PRESS RELEASE
DEBORAH BELL - Mother Land
Feb 8 – Apr 6, 2024
Mother Land
‘Where I come from, it’s a long thin thread. Across an ocean, down a river of red.” Laurie Anderson
Over 12 000 kilometres, and a patchy Zoom call between Johannesburg and Waiheki Island off the Auckland coast, Deborah Bell describes her move from South Africa to live in New Zealand at the start of the Covid pandemic.
“I was very aware that I was flying from one of the most stable land masses to this oceanic outcrop. The shift from the solid to this watery world emerging from the sea really stuck with me. Plus, I’d travelled to what is basically the opposite side of the globe”, she says.
Three years on, and it’s impossible to consider Bell’s most recent mixed media works without taking this seismic relocation into account. They are, to a point, a visual account of this resettlement and the impact it has had on her life.

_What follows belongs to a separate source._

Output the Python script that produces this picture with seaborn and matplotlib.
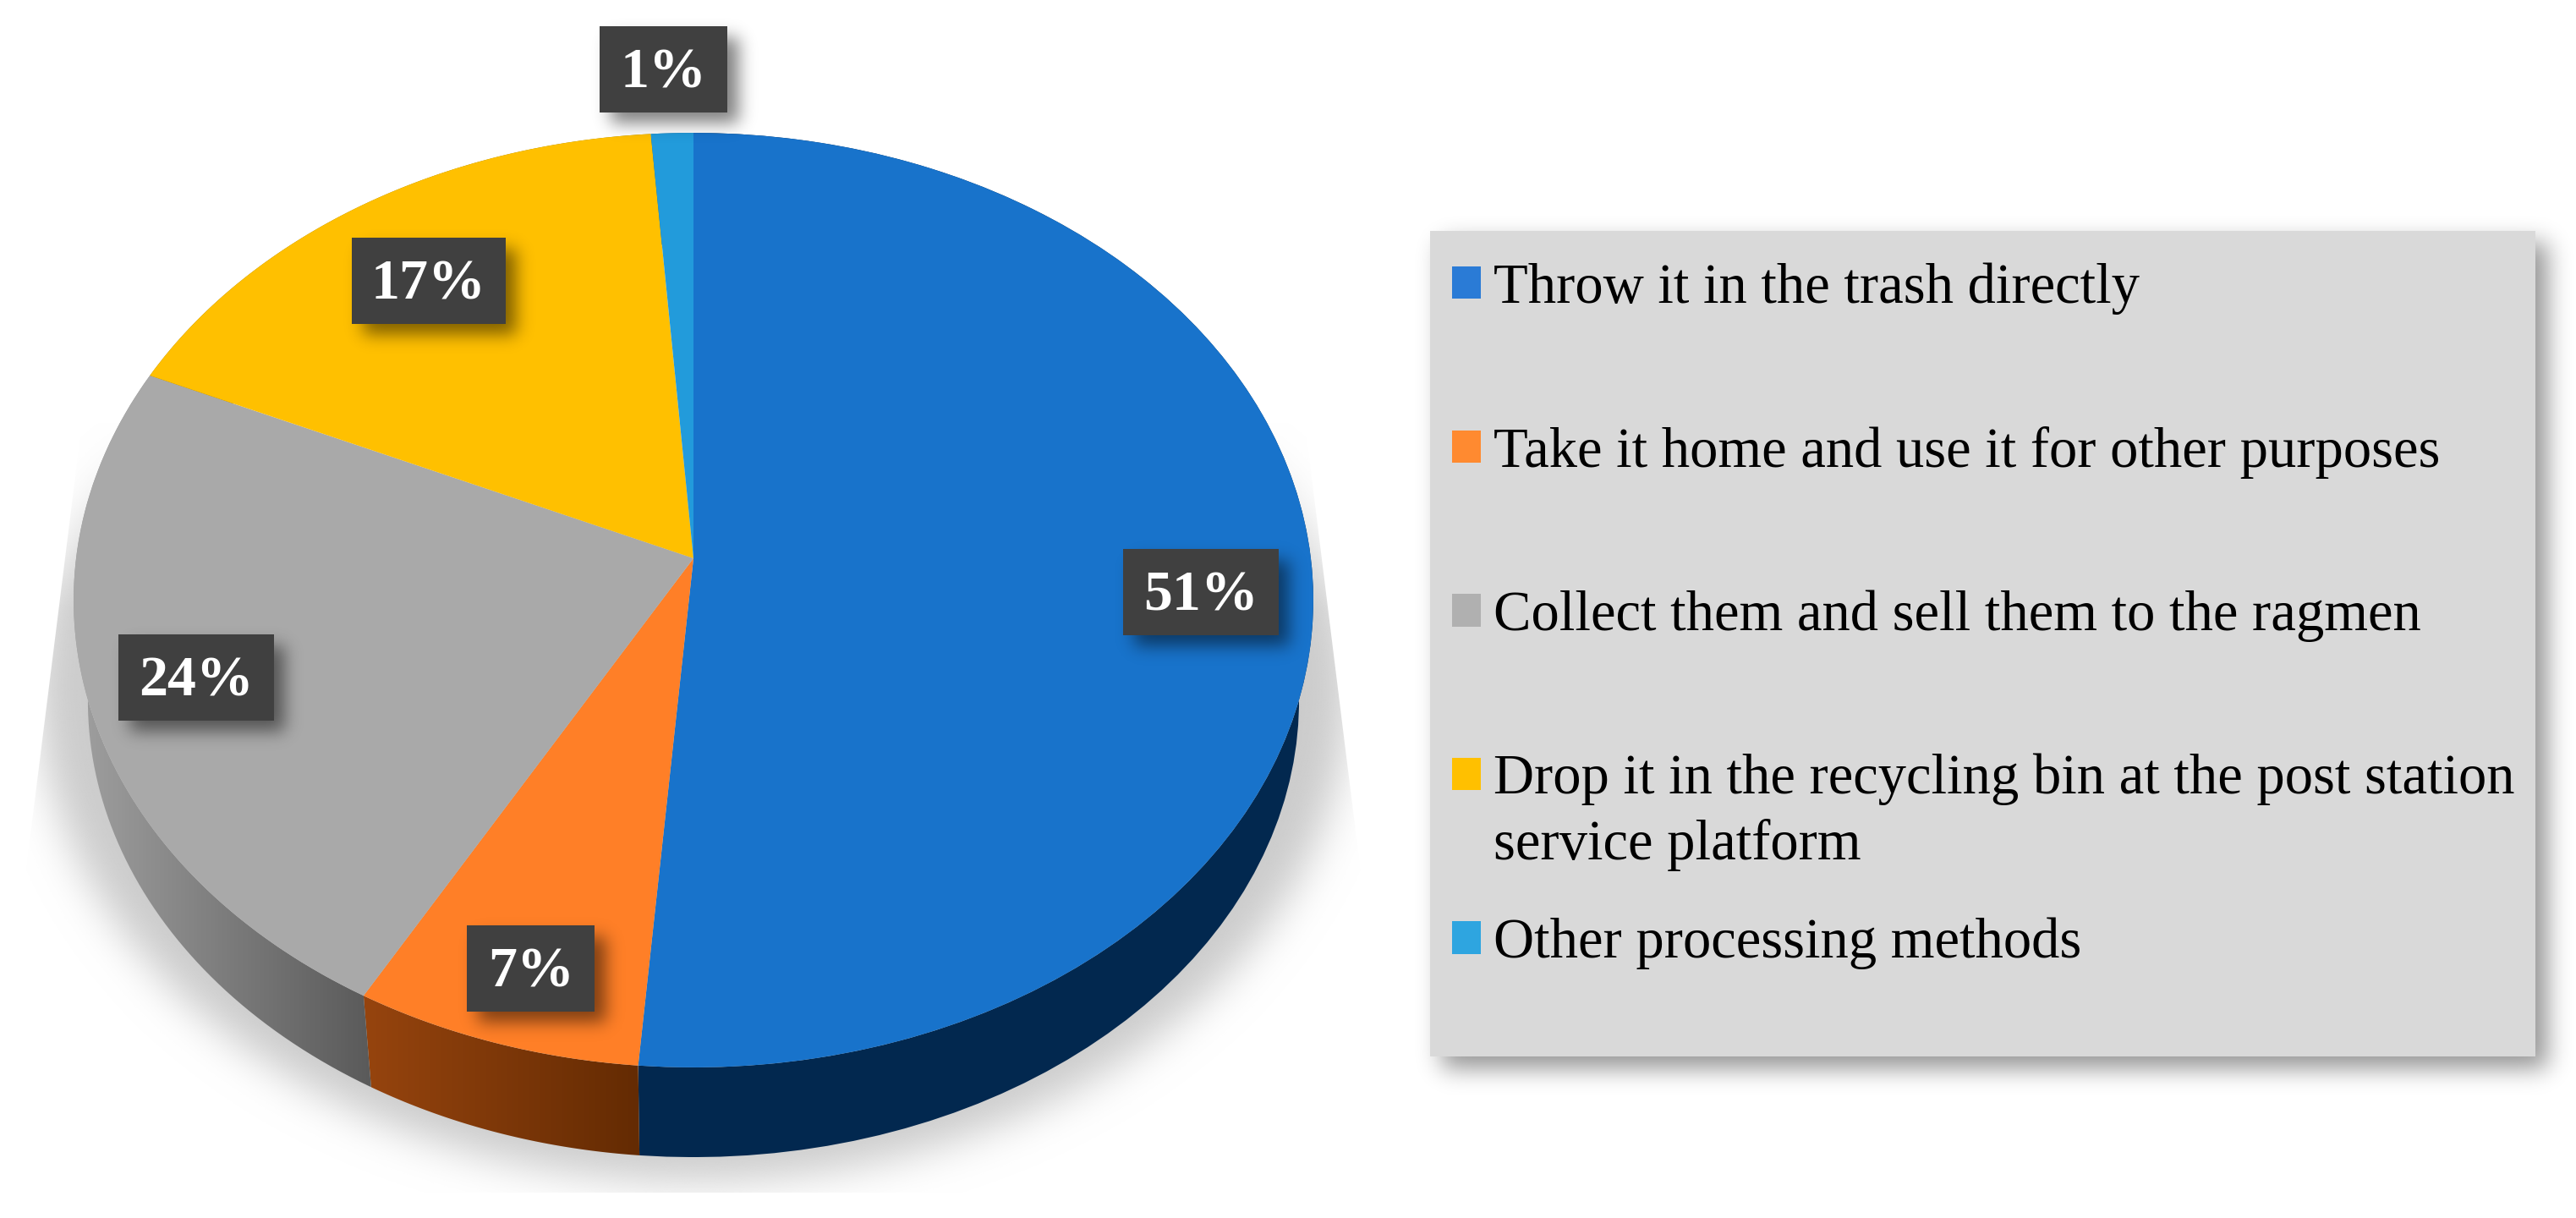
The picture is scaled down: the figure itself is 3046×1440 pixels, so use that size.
import matplotlib
matplotlib.use("Agg")
import matplotlib.pyplot as plt
import numpy as np
import seaborn as sns
from matplotlib.colors import LinearSegmentedColormap
from matplotlib.patches import Patch, Polygon, Rectangle
from matplotlib.path import Path
from matplotlib.transforms import Transform

categories = [
    "Throw it in the trash directly",
    "Take it home and use it for other purposes",
    "Collect them and sell them to the ragmen",
    "Drop it in the recycling bin at the post station",
    "Other processing methods",
]
# this entry wraps but the legend rows stay evenly spaced, so it is placed by hand
wrapped_tail = "service platform"
# labels show these rounded, the slice edges sit a bit off the whole numbers
shares = [51.3, 6.9, 23.5, 17.1, 1.2]
slice_colors = ["#1873cb", "#ff7f27", "#a9a9a9", "#ffc000", "#229bdb"]
swatch_colors = ["#2a7bd6", "#ff8a30", "#b0b0b0", "#ffc000", "#2ea5e0"]
wall_colors = [
    ("#02284f", "#02284f"),
    ("#96440e", "#642b03"),
    ("#a0a0a0", "#5a5a5a"),
    ("#a08000", "#a08000"),
    ("#156a9a", "#156a9a"),
]
label_x = [1420, 628, 232, 507, 785]
label_y = [700, 1145, 801, 332, 82]
label_w = [184, 151, 184, 182, 151]
label_h = 102

sns.set_theme(style="white")
plt.rcParams["font.family"] = ["Liberation Serif", "DejaVu Serif"]


class DiskView(Transform):
    # unit circle seen in perspective, the near edge comes out bigger
    input_dims = 2
    output_dims = 2
    is_separable = False
    has_inverse = False

    def __init__(self, scale=1.0, drop=0.0):
        super().__init__()
        self.scale = scale
        self.drop = drop

    def transform_non_affine(self, values):
        values = np.asarray(values, dtype=float)
        d = 1 + 0.0896 * values[:, 1]
        x = 820 + self.scale * 730 * values[:, 0] / d
        y = 660 + self.drop - self.scale * 548 * values[:, 1] / d
        return np.column_stack([x, y])


def blur(a, sigma):
    r = int(3 * sigma)
    k = np.exp(-0.5 * (np.arange(-r, r + 1) / sigma) ** 2)
    k = k / k.sum()
    a = np.apply_along_axis(lambda v: np.convolve(v, k, mode="same"), 0, a)
    return np.apply_along_axis(lambda v: np.convolve(v, k, mode="same"), 1, a)


def rgba_layer(alpha, rgb):
    out = np.zeros(alpha.shape + (4,))
    out[..., :3] = rgb
    out[..., 3] = alpha
    return out


def box_shadow(ax, x0, y0, x1, y1, dx=13, dy=13, sigma=10, strength=0.5, zorder=5):
    pad = 50
    xs = np.arange(x0 - pad, x1 + pad + dx, 2)
    ys = np.arange(y0 - pad, y1 + pad + dy, 2)
    xx, yy = np.meshgrid(xs, ys)
    mask = ((xx >= x0 + dx) & (xx <= x1 + dx) & (yy >= y0 + dy) & (yy <= y1 + dy)).astype(float)
    alpha = blur(mask, sigma / 2) * strength
    ax.imshow(rgba_layer(alpha, 0.0), extent=(xs[0], xs[-1], ys[-1], ys[0]), aspect="auto",
              interpolation="bilinear", zorder=zorder)


def ground_shadow(ax):
    theta = np.linspace(0, 2 * np.pi, 240)
    rim = DiskView(1.06, 100).transform(np.column_stack([np.cos(theta), np.sin(theta)]))
    xs = np.arange(-80, 1760, 4)
    ys = np.arange(400, 1500, 4)
    xx, yy = np.meshgrid(xs, ys)
    inside = Path(rim).contains_points(np.column_stack([xx.ravel(), yy.ravel()])).reshape(xx.shape)
    # shadow dies out towards the back of the disk
    alpha = blur(inside.astype(float), 6) * np.clip((yy - 480) / 240, 0, 1)
    im = ax.imshow(rgba_layer(alpha, 0.80), extent=(xs[0], xs[-1], ys[-1], ys[0]), aspect="auto",
                   interpolation="bilinear", zorder=1)
    clip = Polygon([(97, 500), (1543, 500), (1656, 1410), (-17, 1410)], closed=True,
                   facecolor="none", edgecolor="none", transform=ax.transData)
    ax.add_patch(clip)
    im.set_clip_path(clip)


def draw_walls(ax):
    top = DiskView()
    low = DiskView(0.977, 120)
    start = 0.0
    for share, (c0, c1) in zip(shares, wall_colors):
        stop = start + share / sum(shares) * 2 * np.pi
        t = np.linspace(start, stop, 80)
        xy = np.column_stack([np.sin(t), np.cos(t)])
        outline = np.vstack([top.transform(xy), low.transform(xy)[::-1]])
        shape = Polygon(outline, closed=True, facecolor="none", edgecolor="none", zorder=2)
        ax.add_patch(shape)
        cmap = LinearSegmentedColormap.from_list("wall", [c0, c1])
        im = ax.imshow(np.linspace(0, 1, 128).reshape(1, -1), cmap=cmap, aspect="auto",
                       extent=(outline[:, 0].min(), outline[:, 0].max(), outline[:, 1].max(), outline[:, 1].min()),
                       zorder=2)
        im.set_clip_path(shape)
        start = stop


fig = plt.figure(figsize=(30.46, 14.4), dpi=100, facecolor="white")
ax = fig.add_axes([0, 0, 1, 1])

wedges, _ = ax.pie(shares, colors=sns.color_palette(slice_colors), startangle=90, counterclock=False,
                   radius=1, center=(0, 0), wedgeprops={"linewidth": 0, "zorder": 3})
ax.set_aspect("auto")
ax.set_xlim(0, 3046)
ax.set_ylim(1440, 0)
ax.axis("off")
for w in wedges:
    w.set_transform(DiskView() + ax.transData)

ground_shadow(ax)
draw_walls(ax)

for share, cx, cy, w in zip(shares, label_x, label_y, label_w):
    x0, x1 = cx - w / 2, cx + w / 2
    y0, y1 = cy - label_h / 2, cy + label_h / 2
    box_shadow(ax, x0, y0, x1, y1)
    ax.add_patch(Rectangle((x0, y0), w, label_h, facecolor="#404040", edgecolor="none", zorder=6))
    ax.text(cx, cy + 5, f"{share:.0f}%", color="white", fontsize=49, fontweight="bold",
            ha="center", va="center", zorder=7)

# legend panel
box_shadow(ax, 1691, 273, 2998, 1249, dx=14, dy=14, sigma=14, strength=0.42, zorder=4)
ax.add_patch(Rectangle((1691, 273), 1307, 976, facecolor="#d9d9d9", edgecolor="none", zorder=5))
handles = [Patch(facecolor=c, edgecolor="none") for c in swatch_colors]
leg = ax.legend(handles, categories, loc="upper left", bbox_to_anchor=(1717, 310),
                bbox_transform=ax.transData, frameon=False, fontsize=48, borderpad=0, borderaxespad=0,
                handlelength=0.51, handleheight=0.51, handletextpad=0.22, labelspacing=1.98)
leg.set_zorder(8)
for t in leg.get_texts():
    t.set_color("black")
# zorder above the legend, its text has to be placed before this one reads it
ax.annotate(wrapped_tail, xy=(0, 0), xycoords=leg.get_texts()[3], xytext=(0, -56),
            textcoords="offset points", ha="left", va="bottom", fontsize=48, color="black", zorder=9)

fig.savefig("out.png", dpi=100, facecolor="white")
plt.close(fig)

The sense of a journey is not a new one in Bell’s work. The movement between mortality and immortality and the earthly and spiritual realms, for example, recur in her work over decades. Likewise, as in the monumental Crossing I, Meditation Charioteer I & II, and Heiros Gamos sculptures, she portrays seekers of meaning as travellers on boats or chariots.
Now, the voyage she’s responding to is literal, but it’s also interlaced with a delving into her own history. It is a meditation on her own story, and bloodline.
Bell’s mother was a New Zealander who came to Southern Africa in early adulthood and established a life on the continent. Decades later, the daughter has returned to the land of her mother.
Majestic indigenous Pohutukawa trees, cliff faces dropping off into undulating water –references to Bell’s new home indicate New Zealand’s influence on her mind. But as she says, it’s the culture and ways of being that have impacted on her too. “There is a MÄori custom, Pepeha, in which you introduce yourself according to the mountain and river closest to where you come from”, she explains. “You also identify your tribe, your family name and even the canoe or waka on which you came to the island. When I first arrived, I introduced myself in this way, but used my artworks instead.” These included Crossing I, which featured a man and a dog in a canoe, and Debre (forgiveness), a monolithic mountain of a work.
“I’m constantly reminded of the line in Laurie Anderson’s song Speak my Language”, says Bell. In it the American musician says, ‘Where I come from, it’s a long thin thread – across an ocean, down a river of red’. It’s that sense of the journey down a river of red being my bloodline. I was crossing the ocean back to my mother.”
The works in Mother Land continue to allude to the broader sense of the ancient, archetypes, and recurring motifs that play on Bell’s mind. Those familiar with her work will recognise the sphinx, keys and red shoes revealing themselves again in these cotton paper pieces. The geisha is a new addition to this symbolic lexicon. Of this Bell says, “the trees hanging over cliffs plunging into cold water here, made me think of Japan. The geishas and connection to Japanese landscapes came from that, but they’re also juxtaposed with baobabs – a sign of my other home and ancient Africa.”
It's a poignant inclusion and one that hints at the fact that Bell is in flux between two worlds. “South Africa is my motherland, but New Zealand is the land of my mother. She was born there though lived a huge portion of her life in South Africa too”, she notes. “I need see whether maybe I can have a life in both places. Africa has a heartbeat. It's a doof, doof, doof, a sense of rhythm, a sense of love. I realise that in some way both these places are indelibly in my blood.”